Set down the data below from its first line to the line holding "svg.selectAll('*').remove();", inclusive; omit all pictures.

▸ Data listing:
-- Begin --
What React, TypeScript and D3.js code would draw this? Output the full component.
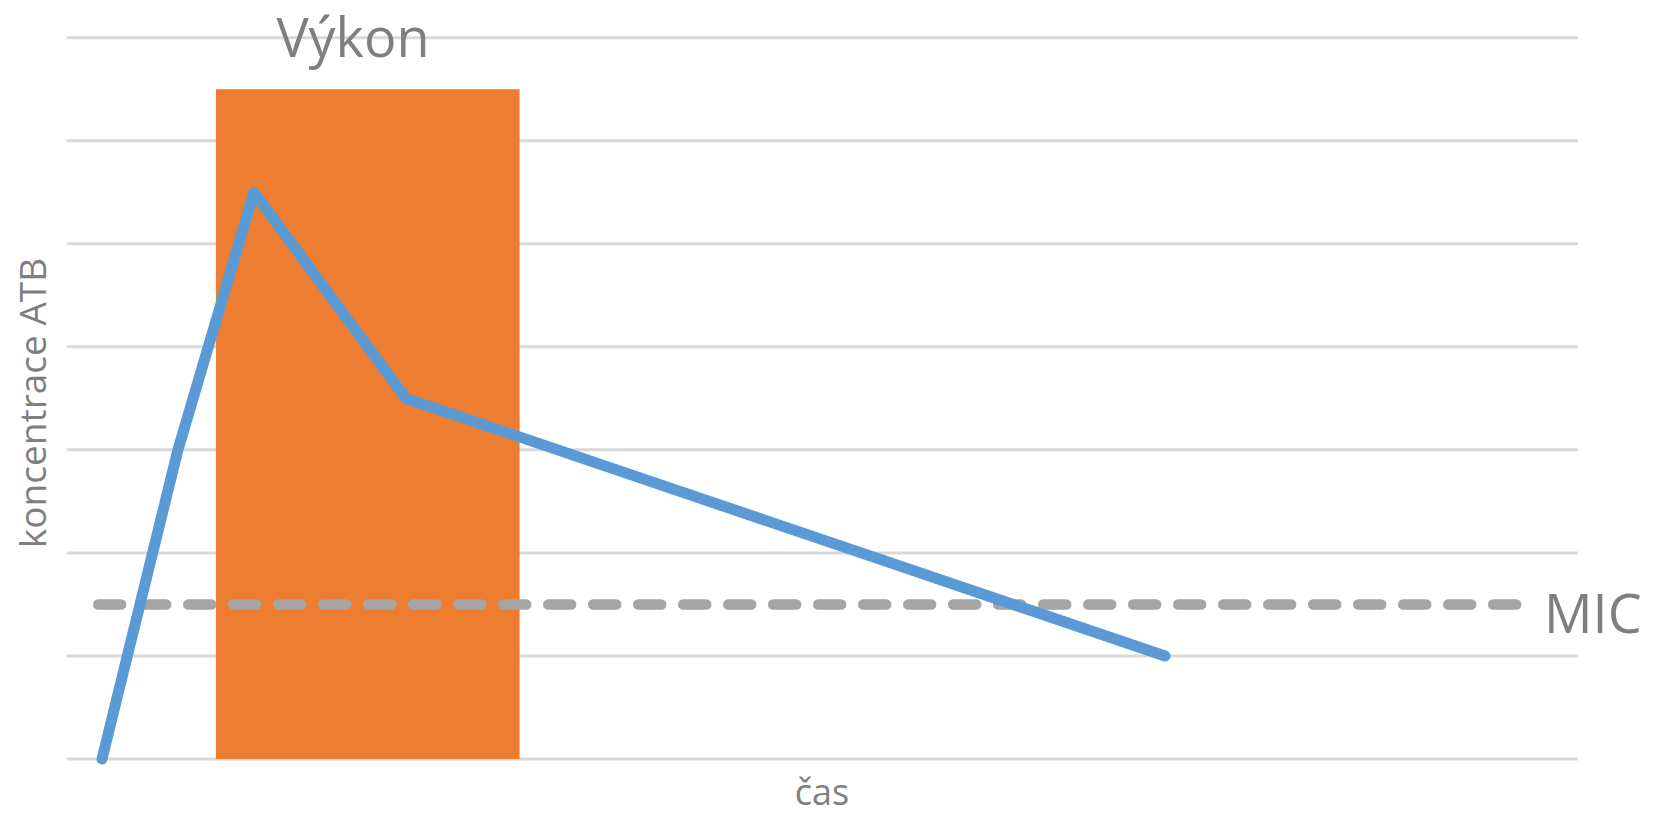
import React, { useEffect, useRef } from 'react';
import * as d3 from 'd3';

// concentration curve (time units, concentration units)
const timePoints = [0, 1, 2, 4, 7, 10, 14];
const concentration = [0, 3, 5.5, 3.5, 2.75, 2, 1];

// "Výkon" window shown as an orange block
const procedureStart = 1.5;
const procedureEnd = 5.5;
const procedureLevel = 6.5;

// MIC threshold
const micLevel = 1.5;
const micFrom = -0.05;
const micTo = 18.8;

const gridValues = [0, 1, 2, 3, 4, 5, 6, 7];

const width = 1653;
const height = 817;

export default function App() {
  const svgRef = useRef<SVGSVGElement>(null);

  useEffect(() => {
    if (!svgRef.current) return;
    const svg = d3.select(svgRef.current);
    svg.selectAll('*').remove();

    const x = d3.scaleLinear().domain([0, 14]).range([102, 1165]);
    const y = d3.scaleLinear().domain([0, 7]).range([759, 37.7]);
    const gridLeft = 66.7;
    const gridRight = 1578;
    const font = '"Open Sans", "DejaVu Sans", sans-serif';
    const textColor = '#7f7f7f';

    // gridlines
    svg.append('g')
      .selectAll('line')
      .data(gridValues)
      .enter().append('line')
      .attr('x1', gridLeft)
      .attr('x2', gridRight)
      .attr('y1', d => y(d))
      .attr('y2', d => y(d))
      .attr('stroke', '#d9d9d9')
      .attr('stroke-width', 3);

    // procedure block
    svg.append('rect')
      .attr('x', x(procedureStart))
      .attr('y', y(procedureLevel))
      .attr('width', x(procedureEnd) - x(procedureStart))
      .attr('height', y(0) - y(procedureLevel))
      .attr('fill', '#ed7d31');

    // MIC dashed line
    svg.append('line')
      .attr('x1', x(micFrom))
      .attr('x2', x(micTo))
      .attr('y1', y(micLevel))
      .attr('y2', y(micLevel))
      .attr('stroke', '#a5a5a5')
      .attr('stroke-width', 10.5)
      .attr('stroke-linecap', 'round')
      .attr('stroke-dasharray', '23 22');

    // concentration line
    const line = d3.line<number>()
      .x((_, i) => x(timePoints[i]))
      .y(d => y(d));

    svg.append('path')
      .datum(concentration)
      .attr('d', line)
      .attr('fill', 'none')
      .attr('stroke', '#5b9bd5')
      .attr('stroke-width', 11)
      .attr('stroke-linejoin', 'round')
      .attr('stroke-linecap', 'round');

    // labels
    svg.append('text')
      .attr('x', 353)
      .attr('y', 57)
      .attr('text-anchor', 'middle')
      .style('font-family', font)
      .style('font-size', '54px')
      .attr('fill', textColor)
      .text('Výkon');

    svg.append('text')
      .attr('x', 1544)
      .attr('y', 633)
      .style('font-family', font)
      .style('font-size', '54px')
      .attr('fill', textColor)
      .text('MIC');

    svg.append('text')
      .attr('x', 822)
      .attr('y', 805)
      .attr('text-anchor', 'middle')
      .style('font-family', font)
      .style('font-size', '36px')
      .attr('fill', textColor)
      .text('čas');

    svg.append('text')
      .attr('transform', 'translate(46,403) rotate(-90)')
      .attr('text-anchor', 'middle')
      .style('font-family', font)
      .style('font-size', '37px')
      .attr('fill', textColor)
      .text('koncentrace ATB');
  }, []);

  return (
    <svg
      ref={svgRef}
      width={width}
      height={height}
      style={{ position: 'fixed', left: 0, top: 0, background: '#fff' }}
    />
  );
}
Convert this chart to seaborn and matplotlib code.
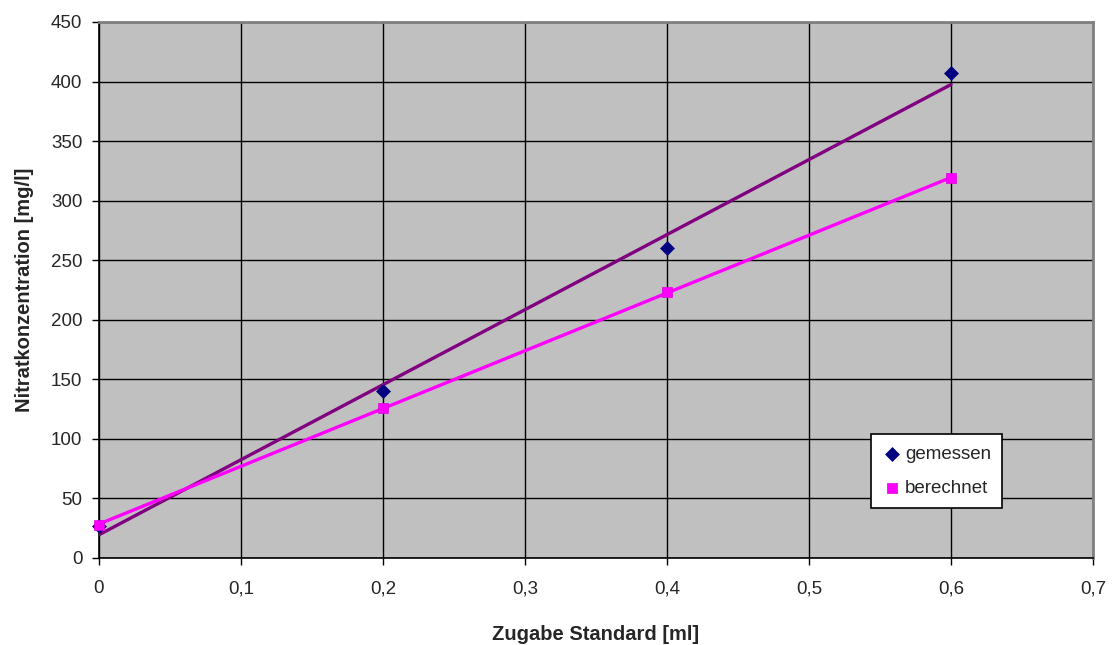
import matplotlib
matplotlib.use("Agg")
import matplotlib.pyplot as plt
import seaborn as sns
import pandas as pd
from matplotlib.ticker import FuncFormatter

# Data
zugabe = [0.0, 0.2, 0.4, 0.6]
gemessen = [27, 140, 260, 407]
berechnet = [28, 126, 223, 319]
x_ticks = [0.0, 0.1, 0.2, 0.3, 0.4, 0.5, 0.6, 0.7]
y_ticks = [0, 50, 100, 150, 200, 250, 300, 350, 400, 450]

df = pd.DataFrame({"zugabe": zugabe, "gemessen": gemessen, "berechnet": berechnet})

sns.set_style("ticks")
plt.rcParams["font.family"] = ["Liberation Sans", "DejaVu Sans"]

fig = plt.figure(figsize=(11.14, 6.45), dpi=100)
ax = fig.add_axes([99 / 1114, 1 - 558 / 645, (1093 - 99) / 1114, (558 - 22) / 645])
ax.set_facecolor("#C0C0C0")

# Trend lines
sns.regplot(data=df, x="zugabe", y="gemessen", scatter=False, ci=None, ax=ax,
            line_kws=dict(color="#800080", lw=2.4, zorder=3))
sns.regplot(data=df, x="zugabe", y="berechnet", scatter=False, ci=None, ax=ax,
            line_kws=dict(color="#FF00FF", lw=2.4, zorder=3.1))

# Points
sns.scatterplot(data=df, x="zugabe", y="gemessen", marker="D", s=50, color="#000080",
                edgecolor="#000080", linewidth=0.5, ax=ax, zorder=4, label="gemessen",
                clip_on=False)
sns.scatterplot(data=df, x="zugabe", y="berechnet", marker="s", s=58, color="#FF00FF",
                edgecolor="#E000E0", linewidth=0.5, ax=ax, zorder=4.1, label="berechnet",
                clip_on=False)

ax.set_xlim(0, 0.7)
ax.set_ylim(0, 450)
ax.set_xticks(x_ticks)
ax.set_yticks(y_ticks)
ax.xaxis.set_major_formatter(FuncFormatter(lambda v, p: ("%g" % round(v, 1)).replace(".", ",")))
ax.yaxis.set_major_formatter(FuncFormatter(lambda v, p: "%d" % v))

ax.grid(True, color="black", lw=1.0)
ax.set_axisbelow(True)

for side in ["left", "bottom"]:
    ax.spines[side].set_color("black")
    ax.spines[side].set_linewidth(1.2)
for side in ["top", "right"]:
    ax.spines[side].set_visible(True)
    ax.spines[side].set_color("#808080")
    ax.spines[side].set_linewidth(2.0)

ax.tick_params(axis="both", direction="out", length=5, width=1.0, color="black",
               labelsize=13.5, pad=7)
ax.tick_params(axis="x", pad=11)

ax.set_xlabel("Zugabe Standard [ml]", fontsize=14.5, fontweight="bold", labelpad=20)
ax.set_ylabel("Nitratkonzentration [mg/l]", fontsize=14.5, fontweight="bold", labelpad=12)

leg = ax.legend(loc="lower left", bbox_to_anchor=((871 - 99) / 994, (558 - 508) / 536),
                frameon=True, fancybox=False, fontsize=13.5, handletextpad=0.2,
                borderpad=0.6, labelspacing=0.9, handlelength=1.0, borderaxespad=0)
leg.get_frame().set_edgecolor("black")
leg.get_frame().set_facecolor("white")
leg.get_frame().set_linewidth(1.2)
leg.get_frame().set_alpha(1)

fig.savefig("out.png", dpi=100)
-- End --
▸ Full output:
What React, TypeScript and D3.js code would draw this? Output the full component.
import React, { useEffect, useRef } from 'react';
import * as d3 from 'd3';

// concentration curve (time units, concentration units)
const timePoints = [0, 1, 2, 4, 7, 10, 14];
const concentration = [0, 3, 5.5, 3.5, 2.75, 2, 1];

// "Výkon" window shown as an orange block
const procedureStart = 1.5;
const procedureEnd = 5.5;
const procedureLevel = 6.5;

// MIC threshold
const micLevel = 1.5;
const micFrom = -0.05;
const micTo = 18.8;

const gridValues = [0, 1, 2, 3, 4, 5, 6, 7];

const width = 1653;
const height = 817;

export default function App() {
  const svgRef = useRef<SVGSVGElement>(null);

  useEffect(() => {
    if (!svgRef.current) return;
    const svg = d3.select(svgRef.current);
    svg.selectAll('*').remove();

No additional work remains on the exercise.